Bien que les autres pièces présentées dans l’exposition n’aient pas été créées en commun par les artistes, leur répartition dans l’espace, comme des éléments en dialogue, met en lumière une approche partagée qui a quelque chose de l’archéologie. C’est que les œuvres choisies fonctionnent un peu comme des vestiges et portent en elles-mêmes les empreintes du processus qui les a constituées. Dans ce parcours, elles deviennent des objets énigmatiques, comme des artefacts sortis de leur contexte, des traces laissées tantôt par l’intervention humaine, tantôt par des phénomènes naturels. C’est peut-être là la piste la plus porteuse dans ce duo, dans cet aller-retour entre l’art et le vivant que l’on effectue avec l’artefact.

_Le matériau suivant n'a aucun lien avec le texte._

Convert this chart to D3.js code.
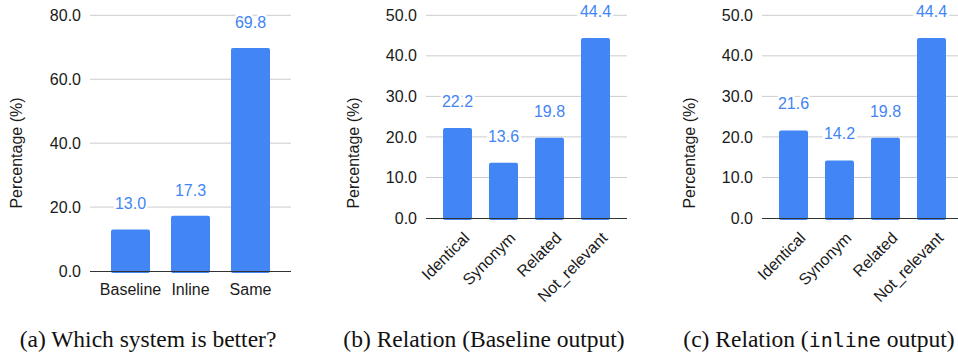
<!DOCTYPE html>
<html>
<head>
<meta charset="utf-8">
<script src="https://cdn.jsdelivr.net/npm/d3@7"></script>
<style>
  html, body { margin: 0; padding: 0; background: #fff; }
  svg { display: block; }
</style>
</head>
<body>
<svg id="chart" width="958" height="354"></svg>
<script>
// ---- Data ----
const systemCategories = ["Baseline", "Inline", "Same"];
const systemValues = [13.0, 17.3, 69.8];
const systemTicks = [0, 20, 40, 60, 80];

const relationCategories = ["Identical", "Synonym", "Related", "Not_relevant"];
const baselineRelationValues = [22.2, 13.6, 19.8, 44.4];
const inlineRelationValues = [21.6, 14.2, 19.8, 44.4];
const relationTicks = [0, 10, 20, 30, 40, 50];

const yAxisTitle = "Percentage (%)";

// ---- Styles ----
const BAR = "#4285f4";
const GRID = "#cccccc";
const AXIS = "#333333";
const TEXT = "#1a1a1a";
const FONT = "'Liberation Sans', Arial, sans-serif";
const FS = 16;

const svg = d3.select("#chart");

function drawPanel(cfg) {
  const g = svg.append("g");
  const x = d3.scaleBand().domain(cfg.categories).range(cfg.xRange).padding(cfg.padding);
  const y = d3.scaleLinear().domain([0, cfg.max]).range(cfg.yRange);

  // gridlines
  g.selectAll("line.grid").data(cfg.ticks.filter(t => t !== 0)).join("line")
    .attr("x1", cfg.xRange[0]).attr("x2", cfg.xRange[1])
    .attr("y1", d => y(d)).attr("y2", d => y(d))
    .attr("stroke", GRID).attr("stroke-width", 1);

  // y tick labels
  g.selectAll("text.ytick").data(cfg.ticks).join("text")
    .attr("x", cfg.tickX).attr("y", d => y(d)).attr("dy", "0.35em")
    .attr("text-anchor", "end")
    .attr("font-family", FONT).attr("font-size", FS).attr("fill", TEXT)
    .text(d => d3.format(".1f")(d));

  // bars
  const vals = cfg.values;
  g.selectAll("rect.bar").data(cfg.categories).join("rect")
    .attr("x", d => x(d)).attr("width", x.bandwidth())
    .attr("y", (d, i) => y(vals[i])).attr("height", (d, i) => y(0) - y(vals[i]) + 2)
    .attr("rx", 2).attr("fill", BAR);

  // axis baseline
  g.append("line")
    .attr("x1", cfg.xRange[0]).attr("x2", cfg.xRange[1])
    .attr("y1", y(0) + 0.5).attr("y2", y(0) + 0.5)
    .attr("stroke", AXIS).attr("stroke-width", 1.2);

  // value labels
  g.selectAll("text.val").data(cfg.categories).join("text")
    .attr("x", d => x(d) + x.bandwidth() / 2)
    .attr("y", (d, i) => y(vals[i]) - cfg.labelGap)
    .attr("text-anchor", "middle")
    .attr("font-family", FONT).attr("font-size", FS).attr("fill", BAR)
    .attr("stroke", "#fff").attr("stroke-width", 5).attr("paint-order", "stroke")
    .text((d, i) => d3.format(".1f")(vals[i]));

  // x labels
  if (cfg.rotate) {
    g.selectAll("text.xl").data(cfg.categories).join("text")
      .attr("transform", d => `translate(${x(d) + x.bandwidth() / 2 + 9},${y(0) + 17}) rotate(-45)`)
      .attr("text-anchor", "end").attr("dy", "0.35em")
      .attr("font-family", FONT).attr("font-size", FS).attr("fill", TEXT)
      .text(d => d);
  } else {
    g.selectAll("text.xl").data(cfg.categories).join("text")
      .attr("x", d => x(d) + x.bandwidth() / 2).attr("y", y(0) + 24)
      .attr("text-anchor", "middle")
      .attr("font-family", FONT).attr("font-size", FS).attr("fill", TEXT)
      .text(d => d);
  }

  // y axis title
  g.append("text")
    .attr("transform", `translate(${cfg.titleX},153) rotate(-90)`)
    .attr("text-anchor", "middle")
    .attr("font-family", FONT).attr("font-size", FS).attr("fill", TEXT)
    .text(yAxisTitle);
}

drawPanel({ categories: systemCategories, values: systemValues, ticks: systemTicks, max: 80,
  xRange: [90, 291], yRange: [271, 15.3], padding: 0.35, tickX: 81, titleX: 21.5, labelGap: 20, rotate: false });
drawPanel({ categories: relationCategories, values: baselineRelationValues, ticks: relationTicks, max: 50,
  xRange: [426, 627], yRange: [218, 15.3], padding: 0.37, tickX: 417, titleX: 358.5, labelGap: 21, rotate: true });
drawPanel({ categories: relationCategories, values: inlineRelationValues, ticks: relationTicks, max: 50,
  xRange: [762, 963], yRange: [218, 15.3], padding: 0.37, tickX: 753, titleX: 694.5, labelGap: 21, rotate: true });

// ---- Captions ----
const SERIF = "'Liberation Serif', 'Times New Roman', serif";
const MONO = "'DejaVu Sans Mono', 'Liberation Mono', monospace";
const captions = [
  { cx: 148, parts: [["(a) Which system is better?", SERIF]] },
  { cx: 484, parts: [["(b) Relation (Baseline output)", SERIF]] },
  { cx: 819, parts: [["(c) Relation (", SERIF], ["inline", MONO], [" output)", SERIF]] }
];
captions.forEach(c => {
  const t = svg.append("text").attr("x", c.cx).attr("y", 347)
    .attr("text-anchor", "middle").attr("font-size", 23.5).attr("fill", "#111");
  c.parts.forEach(p => t.append("tspan").attr("font-family", p[1])
    .attr("font-size", p[1] === MONO ? 20 : 23.5).text(p[0]));
});
</script>
</body>
</html>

Un texte d'Emmanuelle Choquette


Laurent Lamarche

Mes œuvres s’inscrivent dans une réflexion à la croisée du laboratoire scientifique, du cabinet de curiosité et du musée d’histoire naturelle. C’est à partir du potentiel de transformation de la matière, de l’objet et de l’être que j’analyse les connexions entre humains, nature et instruments. Comment, par exemple, modéliser des phénomènes naturels par l’intermédiaire d’assemblages d’idées et d’images ? C’est un de mes enjeux, en rapport à la nature et aux technologies actuelles. Entre low-tech et high-tech, les organismes et les phénomènes que je suggère évoluent ainsi dans des univers fictionnels en apparence futuristes et technologiques. Émerge alors une exploration de la porosité des frontières existantes entre l’art et la science, et aussi entre nature et artifice.

Détenteur d’une maîtrise en arts visuels (2012) de l’Université du Québec à Montréal, Laurent Lamarche investit autant la sculpture et la photographie que l’installation et le multimédia. Ses œuvres ont été présentées dans des expositions collectives et individuelles au Québec et à l’étranger. Elles font partie de nombreuses collections privées et publiques, notamment celles du Musée national des Beaux-Arts du Québec, du Cirque du Soleil, de Loto-Québec, de Tourisme Montréal et de l’Université Berkeley de Californie.

Ianick Raymond

aborde la peinture comme une expérience l’aidant à comprendre comment le regard parcourt un tableau. Animé par un désir de déjouer les réflexes visuels, il s’applique à créer des espaces picturaux à première vue évidents, dont la complexité se révèle à mesure que le spectateur prend contact avec leur matérialité. Raymond investit fortement deux aspects fondamentaux de la peinture : la luminosité de la couleur (les valeurs ou tonalités) et sa matérialité, afin d’explorer les possibilités du tableau comme dispositif perceptuel.